マッチングにおいては、「優秀さ」と「どれだけ関心をもっているか」の2つのシグナルが重要となる。
⇒採用活動においても同等。人から返事がもらえるかどうかも同様。他がいるなかで、選ばれるための要素がある。
デザインのせいで市場が十分な厚みをもてなかったり、安全でなかったり、混雑に対処できない場合には、手を加えて改善できる機会がある
⇒自分が携わっているマッチング事業においては、これらが担保されていることが強みとなる。
コミュニケーションが安価で容易になればなるほど、その情報有用性が低下するのは、マーケットデザインのパラドックスだ。

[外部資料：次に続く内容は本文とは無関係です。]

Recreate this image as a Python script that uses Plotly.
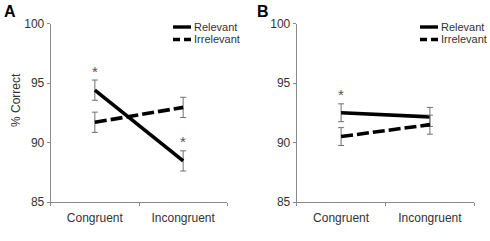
import plotly.graph_objects as go

categories = ["Congruent", "Incongruent"]
cat_pos = [0, 1]

series_names = ["Relevant", "Irrelevant"]
series_dash = ["solid", "12px,4px"]

a_relevant = [94.4, 88.45]
a_relevant_err = [0.85, 0.85]
a_irrelevant = [91.7, 92.95]
a_irrelevant_err = [0.85, 0.85]

b_relevant = [92.5, 92.15]
b_relevant_err = [0.75, 0.8]
b_irrelevant = [90.5, 91.5]
b_irrelevant_err = [0.75, 0.8]

# significance markers: category indices on the Relevant series
sig_a = [0, 1]
sig_b = [0]

y_ticks = [85, 90, 95, 100]

FONT = "Liberation Sans, Arial, sans-serif"
AX = "#8a8a8a"
ERR = "#707070"
W, H = 490, 241

fig = go.Figure()

def add_series(x_ax, y_ax, y, err, name, dash):
    fig.add_trace(go.Scatter(
        x=cat_pos, y=y, mode="lines", name=name, showlegend=False,
        line=dict(color="black", width=3.6, dash=dash),
        error_y=dict(type="data", array=err, visible=True, color=ERR, thickness=1, width=3),
        xaxis=x_ax, yaxis=y_ax, hoverinfo="skip",
    ))

add_series("x", "y", a_relevant, a_relevant_err, series_names[0], series_dash[0])
add_series("x", "y", a_irrelevant, a_irrelevant_err, series_names[1], series_dash[1])
add_series("x2", "y2", b_relevant, b_relevant_err, series_names[0], series_dash[0])
add_series("x2", "y2", b_irrelevant, b_irrelevant_err, series_names[1], series_dash[1])

annotations = []
shapes = []
star_font = dict(size=15, color="#555555", family=FONT)
for i in sig_a:
    annotations.append(dict(x=cat_pos[i], y=a_relevant[i] + a_relevant_err[i], xref="x", yref="y",
                            text="*", showarrow=False, yanchor="middle", yshift=9, font=star_font))
for i in sig_b:
    annotations.append(dict(x=cat_pos[i], y=b_relevant[i] + b_relevant_err[i], xref="x2", yref="y2",
                            text="*", showarrow=False, yanchor="middle", yshift=9, font=star_font))

# panel letters
annotations.append(dict(x=2 / W, y=1 - 1 / H, xref="paper", yref="paper", text="<b>A</b>",
                        showarrow=False, xanchor="left", yanchor="top",
                        font=dict(size=16, color="black", family=FONT)))
annotations.append(dict(x=255 / W, y=1 - 1 / H, xref="paper", yref="paper", text="<b>B</b>",
                        showarrow=False, xanchor="left", yanchor="top",
                        font=dict(size=16, color="black", family=FONT)))
# y-axis title
annotations.append(dict(x=16 / W, y=1 - 100 / H, xref="paper", yref="paper", text="% Correct",
                        showarrow=False, textangle=-90, xanchor="center", yanchor="middle",
                        font=dict(size=12, color="#333333", family=FONT)))

# legends (one per panel)
legend_left = [173, 420]
legend_rows = [27, 39.5]
for lx in legend_left:
    for name, dash, ry in zip(series_names, series_dash, legend_rows):
        shapes.append(dict(type="line", xref="paper", yref="paper",
                           x0=lx / W, x1=(lx + 18) / W, y0=1 - ry / H, y1=1 - ry / H,
                           line=dict(color="black", width=3.4,
                                     dash="solid" if dash == "solid" else "7px,4px")))
        annotations.append(dict(x=(lx + 19) / W, y=1 - ry / H, xref="paper", yref="paper",
                                text=name, showarrow=False, xanchor="left", yanchor="middle",
                                font=dict(size=11, color="#333333", family=FONT)))

def xaxis(domain, anchor):
    return dict(domain=domain, anchor=anchor, range=[-0.5, 1.5], tickvals=cat_pos,
                ticktext=categories, ticks="", showline=True, linecolor=AX, linewidth=1,
                showgrid=False, zeroline=False, fixedrange=True, ticklabelstandoff=5,
                tickfont=dict(size=12, color="#333333", family=FONT),
                minor=dict(tickvals=[-0.5, 0.5, 1.5], ticks="outside", ticklen=3,
                           tickcolor=AX, showgrid=False))

def yaxis(anchor):
    return dict(domain=[1 - 202 / H, 1 - 23.5 / H], anchor=anchor, range=[85, 100], tickvals=y_ticks,
                ticks="outside", ticklen=3, tickcolor=AX, showline=True, linecolor=AX,
                linewidth=1, showgrid=False, zeroline=False, fixedrange=True,
                tickfont=dict(size=12, color="#333333", family=FONT))

fig.update_layout(
    width=W, height=H,
    margin=dict(l=0, r=0, t=0, b=0, autoexpand=False),
    paper_bgcolor="white", plot_bgcolor="white",
    xaxis=xaxis([50.7 / W, 227.3 / W], "y"),
    yaxis=yaxis("x"),
    xaxis2=xaxis([296.7 / W, 474.3 / W], "y2"),
    yaxis2=yaxis("x2"),
    annotations=annotations,
    shapes=shapes,
    showlegend=False,
    hovermode=False,
)

fig.write_html("out.html", config={"displayModeBar": False},
               post_script="document.body.style.margin='0';document.body.style.overflow='hidden';")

⇒ファクト+その方に対しての情報編集(共感を踏まえる)が重要さを増す時代。
「現実に意味のあること、大きなテーマをやったほうが良いよ」ロス教授から小島武仁へのアドバイス
⇒1つの現象ではなく、大局的に考えられるようになりたい。科学するのはここに意味がある。大きなテーマに取りくもう! -
ぜんぜんしらなかった僕のセンサーは抜け穴
もう少し数理的な説明が欲しかったけど導入としてはよいか
因果推論
ゲーム理論
そして
マーケットデザイン
が
AIと浮かれている凡人との差をつけてくれるね -
マーケットデザインの一般向け入門書で、とても分かりやすい。臓器提供や就職活動の実例に沿って説明されるので、なぜ自然に委ねるマッチメイキングが難しく、マーケットデザインが重要なのかが肌感覚として分かるのも良かった。最後の、自由市場とマーケットデザインの折り合いについての整理は味わい深い。「個々の市場がどのようなルールを必要としているかを理解しなくてはならない」とか。